Guest   Sat Mar 01, 2008 7:44 am GMT
Even if the Italians who are living in Argentina has Neapolitan as their native speech I'm so sure that they speak and write the standard form too. And don't be so sure that just 1.5 million speak it. You can never tell that most of them do speak it but in a discrete way.

Italians in Argentina control the economy and politics plus the seat of Roman Catholicism is in Italy. So in the near future they will take over the country and impose the Italian language and culture.

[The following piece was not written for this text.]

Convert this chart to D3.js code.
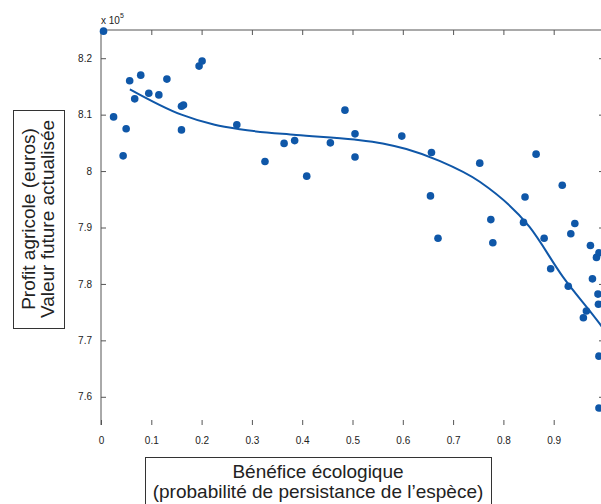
<!DOCTYPE html>
<html>
<head>
<meta charset="utf-8">
<script src="https://cdn.jsdelivr.net/npm/d3@7"></script>
<style>
  body { margin: 0; background: #fff; }
  text { font-family: "Liberation Sans", Arial, sans-serif; }
</style>
</head>
<body>
<div id="main"></div>
<script>
// data (profit in units of 10^5 euros)
const benefit = [0.005, 0.025, 0.050, 0.044, 0.057, 0.067, 0.079, 0.095, 0.115, 0.131,
    0.160, 0.164, 0.160, 0.195, 0.201, 0.270, 0.326, 0.364, 0.385, 0.409,
    0.456, 0.485, 0.505, 0.505, 0.598, 0.657, 0.655, 0.670, 0.753, 0.775,
    0.779, 0.843, 0.840, 0.865, 0.881, 0.894, 0.917, 0.934, 0.942, 0.929,
    0.959, 0.965, 0.973, 0.977, 0.985, 0.990, 0.988, 0.989, 0.990, 0.990];
const profit = [8.248, 8.096, 8.075, 8.027, 8.160, 8.128, 8.170, 8.138, 8.135, 8.163,
    8.115, 8.117, 8.073, 8.186, 8.195, 8.082, 8.017, 8.049, 8.054, 7.991,
    8.050, 8.108, 8.066, 8.025, 8.062, 8.033, 7.956, 7.881, 8.014, 7.914,
    7.873, 7.954, 7.909, 8.030, 7.881, 7.827, 7.975, 7.889, 7.907, 7.796,
    7.740, 7.752, 7.868, 7.809, 7.847, 7.855, 7.782, 7.764, 7.672, 7.580];

// fitted curve
const fitX = [0.0575, 0.160, 0.226, 0.276, 0.388, 0.504, 0.560, 0.607, 0.673, 0.753, 0.852, 0.918, 0.991, 1.0];
const fitY = [8.145, 8.100, 8.082, 8.074, 8.064, 8.056, 8.049, 8.039, 8.018, 7.981, 7.901, 7.813, 7.730, 7.719];

const xTicks = [0, 0.1, 0.2, 0.3, 0.4, 0.5, 0.6, 0.7, 0.8, 0.9, 1];
const yTicks = [7.6, 7.7, 7.8, 7.9, 8, 8.1, 8.2];

const yLabelLines = ['Profit agricole (euros)', 'Valeur future actualisée'];
const xLabelLines = ['Bénéfice écologique', '(probabilité de persistance de l’espèce)'];

const blue = '#0f57a8';
const axisColor = '#555';

const svg = d3.select('#main')
    .append('svg')
    .attr('width', 601)
    .attr('height', 504);

const xScale = d3.scaleLinear().domain([0, 1]).range([101, 604]);
const yScale = d3.scaleLinear().domain([7.55, 8.25]).range([425, 30]);

const plotLeft = xScale(0), plotRight = xScale(1);
const plotTop = yScale(8.25), plotBottom = yScale(7.55);

// box lines (left, top, right) - no bottom line in the reference
svg.append('path')
    .attr('d', `M${plotLeft},${plotBottom}V${plotTop}H${plotRight}V${plotBottom}`)
    .attr('fill', 'none')
    .attr('stroke', axisColor)
    .attr('stroke-width', 1);

// bottom axis, ticks pointing inward
const xAxis = svg.append('g')
    .attr('transform', `translate(0, ${plotBottom})`)
    .call(d3.axisBottom(xScale).tickValues(xTicks.slice(0, 10)).tickSizeInner(-5).tickSizeOuter(0)
        .tickPadding(12).tickFormat(d => d === 0 ? '0' : d3.format('.1f')(d)));
xAxis.select('.domain').remove();

// top ticks
svg.append('g')
    .attr('transform', `translate(0, ${plotTop})`)
    .call(d3.axisTop(xScale).tickValues(xTicks.slice(1, 10)).tickSizeInner(-5).tickSizeOuter(0).tickFormat(''))
    .select('.domain').remove();

// left axis
const yAxis = svg.append('g')
    .attr('transform', `translate(${plotLeft}, 0)`)
    .call(d3.axisLeft(yScale).tickValues(yTicks).tickSizeInner(-5).tickSizeOuter(0)
        .tickPadding(9).tickFormat(d => d === 8 ? '8' : d3.format('.1f')(d)));
yAxis.select('.domain').remove();

// right ticks
svg.append('g')
    .attr('transform', `translate(${plotRight}, 0)`)
    .call(d3.axisRight(yScale).tickValues(yTicks).tickSizeInner(-5).tickSizeOuter(0).tickFormat(''))
    .select('.domain').remove();

svg.selectAll('.tick line').attr('stroke', axisColor);
svg.selectAll('.tick text').attr('fill', '#222').style('font-size', '10px');

// exponent label
const expo = svg.append('text')
    .attr('x', plotLeft)
    .attr('y', 24)
    .attr('fill', '#222')
    .style('font-size', '10px');
expo.append('tspan').text('x 10');
expo.append('tspan').attr('dy', -6).style('font-size', '7px').text('5');

// clip to the plot area
svg.append('clipPath').attr('id', 'plot-clip')
    .append('rect')
    .attr('x', plotLeft - 5).attr('y', plotTop - 5)
    .attr('width', plotRight - plotLeft + 10).attr('height', plotBottom - plotTop + 10);

const plot = svg.append('g').attr('clip-path', 'url(#plot-clip)');

// fitted line
plot.append('path')
    .datum(fitX.map((x, i) => [x, fitY[i]]))
    .attr('fill', 'none')
    .attr('stroke', blue)
    .attr('stroke-width', 2)
    .attr('d', d3.line()
        .x(d => xScale(d[0]))
        .y(d => yScale(d[1]))
        .curve(d3.curveMonotoneX));

// points
plot.selectAll('circle')
    .data(benefit.map((x, i) => [x, profit[i]]))
    .enter()
    .append('circle')
    .attr('cx', d => xScale(d[0]))
    .attr('cy', d => yScale(d[1]))
    .attr('r', 3.8)
    .attr('fill', blue);

// y label box
svg.append('rect')
    .attr('x', 13.5).attr('y', 110.5)
    .attr('width', 51).attr('height', 218)
    .attr('fill', 'none')
    .attr('stroke', '#333');

svg.selectAll('.ylab')
    .data(yLabelLines)
    .enter()
    .append('text')
    .attr('class', 'ylab')
    .attr('transform', (d, i) => `translate(${35 + i * 19}, 219) rotate(-90)`)
    .attr('text-anchor', 'middle')
    .attr('fill', '#222')
    .style('font-size', '19px')
    .text(d => d);

// x label box
svg.append('rect')
    .attr('x', 145.5).attr('y', 457.5)
    .attr('width', 346).attr('height', 60)
    .attr('fill', 'none')
    .attr('stroke', '#333');

svg.selectAll('.xlab')
    .data(xLabelLines)
    .enter()
    .append('text')
    .attr('class', 'xlab')
    .attr('x', 318)
    .attr('y', (d, i) => 478 + i * 20)
    .attr('text-anchor', 'middle')
    .attr('fill', '#222')
    .style('font-size', '19px')
    .text(d => d);
</script>
</body>
</html>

ASPETTARE PER LA REPUBBLICA DI ARGENTINA CON L'ITALIANO COME LA SUA LINGUA UFFICIAL E NAZIONAL.
Guest   Sat Mar 01, 2008 3:12 pm GMT
Even if the Italians who are living in Argentina has Neapolitan as their native speech I'm so sure that they speak and write the standard form too. And don't be so sure that just 1.5 million speak it. You can never tell that most of them do speak it but in a discrete way.

Oh yes, sure.


Italians in Argentina control the economy and politics plus the seat of Roman Catholicism is in Italy

Can you prove that? Kirchner doesn't sound very Italian to me. Anyway If the Argentinians with Italian ancestry control the economy that may be the reason why Argentina is poor now.
Guest   Sat Mar 01, 2008 5:58 pm GMT
"I'm Spanish an I pronounce all the S's. The Argentinians are not the ones who drop more S's either. It's the Cubans."
>Really, have you ever being to Argentina or hear a Andaluz speaking?...
Guest   Sat Mar 01, 2008 6:01 pm GMT
"Italians in Argentina control the economy and politics plus the seat of Roman Catholicism is in Italy. So in the near future they will take over the country and impose the Italian language and culture. "

>You are crazy, there are no Italians in Argentina any more, they all stopped coming years ago and now they all speak Spanish, besides why would they want to drop a world language like Spanish for an insignificant language like Italian?
Guest2   Sun Mar 02, 2008 4:45 am GMT
"there are only two countries that do pronounce all the letters and neither Spain nor Argentina are"

If so, what are the two countries? Colombia and Peru? Mexico and Ecuador? Bolivia and Guatemala? I thought that any of those (or at least many regions in those countries), pronounces all the letters, as well as northern and central Spain.